### Data section:

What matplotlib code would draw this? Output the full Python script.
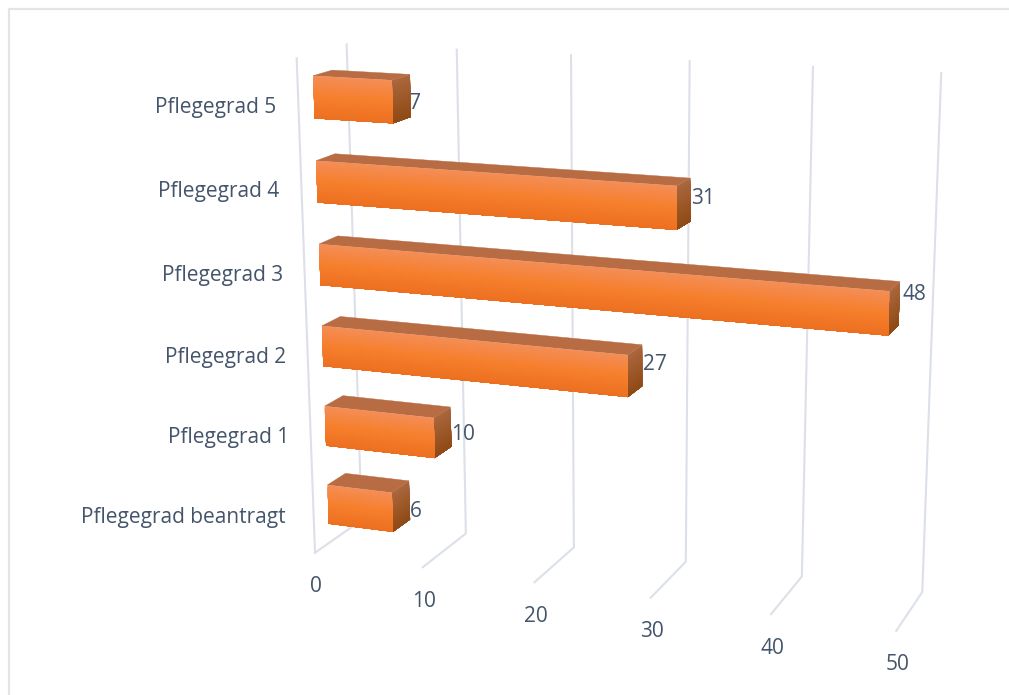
import numpy as np
import matplotlib
matplotlib.use("Agg")
import matplotlib.pyplot as plt
from matplotlib.colors import to_rgb
from matplotlib.lines import Line2D

categories = ["Pflegegrad beantragt", "Pflegegrad 1", "Pflegegrad 2",
              "Pflegegrad 3", "Pflegegrad 4", "Pflegegrad 5"]
values = [6, 10, 27, 48, 31, 7]
ticks = [0, 10, 20, 30, 40, 50]

# ---- layout: perspective calibration (world -> figure pixels) ----
WALL_REF = [
    (0, 0, 0, 315, 553), (10, 0, 0, 423, 567), (50, 0, 0, 896, 631),
    (0, 1, 0, 296.7, 58),
    (0, 0, 1, 361, 520), (10, 0, 1, 466, 533), (20, 0, 1, 574, 547), (30, 0, 1, 686, 562),
    (40, 0, 1, 803, 577), (50, 0, 1, 921.3, 592),
    (0, 1, 1, 346.5, 45), (10, 1, 1, 456.7, 50), (20, 1, 1, 571, 55), (30, 1, 1, 690, 60),
    (40, 1, 1, 813, 67), (50, 1, 1, 941, 73),
]
BAR_REF = [
    (0, .5, 0, 327.3, 485), (0, 0, 0, 328.7, 523.3), (6, 0, 0, 392.7, 531.7), (6, .5, 0, 391, 492.7),
    (0, .5, 1, 346, 473.3), (6, .5, 1, 409, 480.7), (6, 0, 1, 410, 519.3),
    (0, 5.5, 0, 313.3, 76), (0, 5, 0, 314.5, 118.3), (7, 5, 0, 392.7, 123.3), (7, 5.5, 0, 392.5, 80.7),
    (0, 5.5, 1, 331.7, 70), (7, 5.5, 1, 410, 74), (7, 5, 1, 411, 116.7),
    (48, 3.5, 0, 889.3, 291.7), (48, 3, 0, 888.3, 336), (48, 3.5, 1, 899.7, 282.3), (48, 3, 1, 899, 325.7),
    (0, 3.5, 0, 319, 244), (0, 3, 0, 320.5, 285.3), (0, 3.5, 1, 337.7, 235.7),
    (31, 4.5, 0, 676.7, 185), (31, 4, 0, 676.3, 230), (31, 4.5, 1, 690.3, 178.3), (31, 4, 1, 690.3, 221.7),
    (0, 4.5, 0, 316, 161), (0, 4, 0, 317.5, 202.3), (0, 4.5, 1, 335, 153.7),
    (27, 2, 0, 628, 397), (27, 2.5, 0, 628, 352), (0, 2.5, 0, 322.5, 326), (0, 2, 0, 323, 366),
    (10, 1, 0, 435, 458), (0, 1.5, 0, 325.5, 407), (0, 1, 0, 326, 447),
]
BAR_HEIGHT = 0.5
CAT_LABEL_RIGHT = [286, 289, 286, 283, 279, 276]
CAT_LABEL_Y = [517, 438, 357, 275, 191, 107]
DATA_LABEL_DX = [0, 0, 1, 3, 1, -1]
DATA_LABEL_DY = [11, 8, -1, -9, -1, 8]
TICK_LABEL_DY = 34

TEXT = "#44546A"
GRID = "#DCE0E8"
FRAME = "#E1E5E9"
FONT = "Open Sans"
FONT_SIZE = 15


def fit_camera(refs):
    s = np.array([50.0, 6.0, 1.0, 1000.0])
    rows = []
    for v, c, d, x, y in refs:
        w = np.array([v / s[0], c / s[1], d / s[2], 1.0])
        x, y = x / s[3], y / s[3]
        rows.append(np.r_[w, np.zeros(4), -x * w])
        rows.append(np.r_[np.zeros(4), w, -y * w])
    P = np.linalg.svd(np.array(rows))[2][-1].reshape(3, 4)

    def project(v, c, d):
        p = P @ np.array([v / s[0], c / s[1], d / s[2], 1.0])
        return p[0] / p[2] * s[3], p[1] / p[2] * s[3]
    return project


wall = fit_camera(WALL_REF)
bar = fit_camera(BAR_REF)

fig = plt.figure(figsize=(10.09, 6.95), dpi=100)
ax = fig.add_axes([0, 0, 1, 1])
ax.set_xlim(0, 1009)
ax.set_ylim(695, 0)
ax.axis("off")

# frame
ax.add_line(Line2D([9, 9, 1009], [695, 8.5, 8.5], color=FRAME, lw=1.6, zorder=1))

# gridlines
for t in ticks:
    pts = [wall(t, 0, 0), wall(t, 0, 1), wall(t, 1, 1)]
    ax.plot(*zip(*pts), color=GRID, lw=1.5, zorder=2, solid_joinstyle="miter")
    x, y = wall(t, 0, 0)
    ax.text(x + 1, y + TICK_LABEL_DY, str(t), color=TEXT, fontsize=FONT_SIZE, family=FONT,
            ha="center", va="center", zorder=3)
ax.plot(*zip(wall(0, 1, 0), wall(0, 0, 0)), color=GRID, lw=1.5, zorder=2)

# category labels
for name, xr, y in zip(categories, CAT_LABEL_RIGHT, CAT_LABEL_Y):
    ax.text(xr, y, name, color=TEXT, fontsize=FONT_SIZE, family=FONT, ha="right", va="center", zorder=3)


def lerp(a, b, t):
    return tuple((1 - t) * np.array(to_rgb(a)) + t * np.array(to_rgb(b)))


def front_colour(t):
    # t = 0 top, 1 bottom
    if t < 0.5:
        return lerp("#F48E58", "#F67F2C", t / 0.5)
    return lerp("#F67F2C", "#EC7020", (t - 0.5) / 0.5)


def gradient_face(corner, n, colour_fn, zorder):
    # corner(u) returns (a, b) endpoints at u=0 (top) .. 1 (bottom);
    # each layer covers all the way down, so no seams appear between layers
    a1, b1 = corner(1.0)
    for k in range(n):
        u0 = k / n
        a0, b0 = corner(u0)
        ax.fill([a0[0], b0[0], b1[0], a1[0]], [a0[1], b0[1], b1[1], a1[1]],
                facecolor=colour_fn((k + 0.5) / n), edgecolor="none", zorder=zorder)


for i, val in enumerate(values):
    lo, hi = i, i + BAR_HEIGHT
    # data label below the bar so that the bar clips it, as in the reference
    x, y = bar(val, (lo + hi) / 2, 1)
    ax.text(x + DATA_LABEL_DX[i], y + DATA_LABEL_DY[i], str(val), color=TEXT, fontsize=FONT_SIZE,
            family=FONT, ha="left", va="center", zorder=4)
    # top face
    tp = [bar(0, hi, 0), bar(val, hi, 0), bar(val, hi, 1), bar(0, hi, 1)]
    ax.fill(*zip(*tp), facecolor="#B76C43", edgecolor="#B76C43", lw=0.3, zorder=5)
    # right side
    gradient_face(lambda u: (bar(val, hi + (lo - hi) * u, 0), bar(val, hi + (lo - hi) * u, 1)),
                  30, lambda t: lerp("#AB673E", "#904A15", t), 5)
    # front face
    gradient_face(lambda u: (bar(0, hi + (lo - hi) * u, 0), bar(val, hi + (lo - hi) * u, 0)),
                  40, front_colour, 6)

fig.savefig("out.png", dpi=100, facecolor="white")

### Written instruction:
Write out the whole listing exactly, and drop the pictures.

### Answer to the task:
What matplotlib code would draw this? Output the full Python script.
import numpy as np
import matplotlib
matplotlib.use("Agg")
import matplotlib.pyplot as plt
from matplotlib.colors import to_rgb
from matplotlib.lines import Line2D

categories = ["Pflegegrad beantragt", "Pflegegrad 1", "Pflegegrad 2",
              "Pflegegrad 3", "Pflegegrad 4", "Pflegegrad 5"]
values = [6, 10, 27, 48, 31, 7]
ticks = [0, 10, 20, 30, 40, 50]

# ---- layout: perspective calibration (world -> figure pixels) ----
WALL_REF = [
    (0, 0, 0, 315, 553), (10, 0, 0, 423, 567), (50, 0, 0, 896, 631),
    (0, 1, 0, 296.7, 58),
    (0, 0, 1, 361, 520), (10, 0, 1, 466, 533), (20, 0, 1, 574, 547), (30, 0, 1, 686, 562),
    (40, 0, 1, 803, 577), (50, 0, 1, 921.3, 592),
    (0, 1, 1, 346.5, 45), (10, 1, 1, 456.7, 50), (20, 1, 1, 571, 55), (30, 1, 1, 690, 60),
    (40, 1, 1, 813, 67), (50, 1, 1, 941, 73),
]
BAR_REF = [
    (0, .5, 0, 327.3, 485), (0, 0, 0, 328.7, 523.3), (6, 0, 0, 392.7, 531.7), (6, .5, 0, 391, 492.7),
    (0, .5, 1, 346, 473.3), (6, .5, 1, 409, 480.7), (6, 0, 1, 410, 519.3),
    (0, 5.5, 0, 313.3, 76), (0, 5, 0, 314.5, 118.3), (7, 5, 0, 392.7, 123.3), (7, 5.5, 0, 392.5, 80.7),
    (0, 5.5, 1, 331.7, 70), (7, 5.5, 1, 410, 74), (7, 5, 1, 411, 116.7),
    (48, 3.5, 0, 889.3, 291.7), (48, 3, 0, 888.3, 336), (48, 3.5, 1, 899.7, 282.3), (48, 3, 1, 899, 325.7),
    (0, 3.5, 0, 319, 244), (0, 3, 0, 320.5, 285.3), (0, 3.5, 1, 337.7, 235.7),
    (31, 4.5, 0, 676.7, 185), (31, 4, 0, 676.3, 230), (31, 4.5, 1, 690.3, 178.3), (31, 4, 1, 690.3, 221.7),
    (0, 4.5, 0, 316, 161), (0, 4, 0, 317.5, 202.3), (0, 4.5, 1, 335, 153.7),
    (27, 2, 0, 628, 397), (27, 2.5, 0, 628, 352), (0, 2.5, 0, 322.5, 326), (0, 2, 0, 323, 366),
    (10, 1, 0, 435, 458), (0, 1.5, 0, 325.5, 407), (0, 1, 0, 326, 447),
]
BAR_HEIGHT = 0.5
CAT_LABEL_RIGHT = [286, 289, 286, 283, 279, 276]
CAT_LABEL_Y = [517, 438, 357, 275, 191, 107]
DATA_LABEL_DX = [0, 0, 1, 3, 1, -1]
DATA_LABEL_DY = [11, 8, -1, -9, -1, 8]
TICK_LABEL_DY = 34

TEXT = "#44546A"
GRID = "#DCE0E8"
FRAME = "#E1E5E9"
FONT = "Open Sans"
FONT_SIZE = 15


def fit_camera(refs):
    s = np.array([50.0, 6.0, 1.0, 1000.0])
    rows = []
    for v, c, d, x, y in refs:
        w = np.array([v / s[0], c / s[1], d / s[2], 1.0])
        x, y = x / s[3], y / s[3]
        rows.append(np.r_[w, np.zeros(4), -x * w])
        rows.append(np.r_[np.zeros(4), w, -y * w])
    P = np.linalg.svd(np.array(rows))[2][-1].reshape(3, 4)

    def project(v, c, d):
        p = P @ np.array([v / s[0], c / s[1], d / s[2], 1.0])
        return p[0] / p[2] * s[3], p[1] / p[2] * s[3]
    return project


wall = fit_camera(WALL_REF)
bar = fit_camera(BAR_REF)

fig = plt.figure(figsize=(10.09, 6.95), dpi=100)
ax = fig.add_axes([0, 0, 1, 1])
ax.set_xlim(0, 1009)
ax.set_ylim(695, 0)
ax.axis("off")

# frame
ax.add_line(Line2D([9, 9, 1009], [695, 8.5, 8.5], color=FRAME, lw=1.6, zorder=1))

# gridlines
for t in ticks:
    pts = [wall(t, 0, 0), wall(t, 0, 1), wall(t, 1, 1)]
    ax.plot(*zip(*pts), color=GRID, lw=1.5, zorder=2, solid_joinstyle="miter")
    x, y = wall(t, 0, 0)
    ax.text(x + 1, y + TICK_LABEL_DY, str(t), color=TEXT, fontsize=FONT_SIZE, family=FONT,
            ha="center", va="center", zorder=3)
ax.plot(*zip(wall(0, 1, 0), wall(0, 0, 0)), color=GRID, lw=1.5, zorder=2)

# category labels
for name, xr, y in zip(categories, CAT_LABEL_RIGHT, CAT_LABEL_Y):
    ax.text(xr, y, name, color=TEXT, fontsize=FONT_SIZE, family=FONT, ha="right", va="center", zorder=3)


def lerp(a, b, t):
    return tuple((1 - t) * np.array(to_rgb(a)) + t * np.array(to_rgb(b)))


def front_colour(t):
    # t = 0 top, 1 bottom
    if t < 0.5:
        return lerp("#F48E58", "#F67F2C", t / 0.5)
    return lerp("#F67F2C", "#EC7020", (t - 0.5) / 0.5)


def gradient_face(corner, n, colour_fn, zorder):
    # corner(u) returns (a, b) endpoints at u=0 (top) .. 1 (bottom);
    # each layer covers all the way down, so no seams appear between layers
    a1, b1 = corner(1.0)
    for k in range(n):
        u0 = k / n
        a0, b0 = corner(u0)
        ax.fill([a0[0], b0[0], b1[0], a1[0]], [a0[1], b0[1], b1[1], a1[1]],
                facecolor=colour_fn((k + 0.5) / n), edgecolor="none", zorder=zorder)


for i, val in enumerate(values):
    lo, hi = i, i + BAR_HEIGHT
    # data label below the bar so that the bar clips it, as in the reference
    x, y = bar(val, (lo + hi) / 2, 1)
    ax.text(x + DATA_LABEL_DX[i], y + DATA_LABEL_DY[i], str(val), color=TEXT, fontsize=FONT_SIZE,
            family=FONT, ha="left", va="center", zorder=4)
    # top face
    tp = [bar(0, hi, 0), bar(val, hi, 0), bar(val, hi, 1), bar(0, hi, 1)]
    ax.fill(*zip(*tp), facecolor="#B76C43", edgecolor="#B76C43", lw=0.3, zorder=5)
    # right side
    gradient_face(lambda u: (bar(val, hi + (lo - hi) * u, 0), bar(val, hi + (lo - hi) * u, 1)),
                  30, lambda t: lerp("#AB673E", "#904A15", t), 5)
    # front face
    gradient_face(lambda u: (bar(0, hi + (lo - hi) * u, 0), bar(val, hi + (lo - hi) * u, 0)),
                  40, front_colour, 6)

fig.savefig("out.png", dpi=100, facecolor="white")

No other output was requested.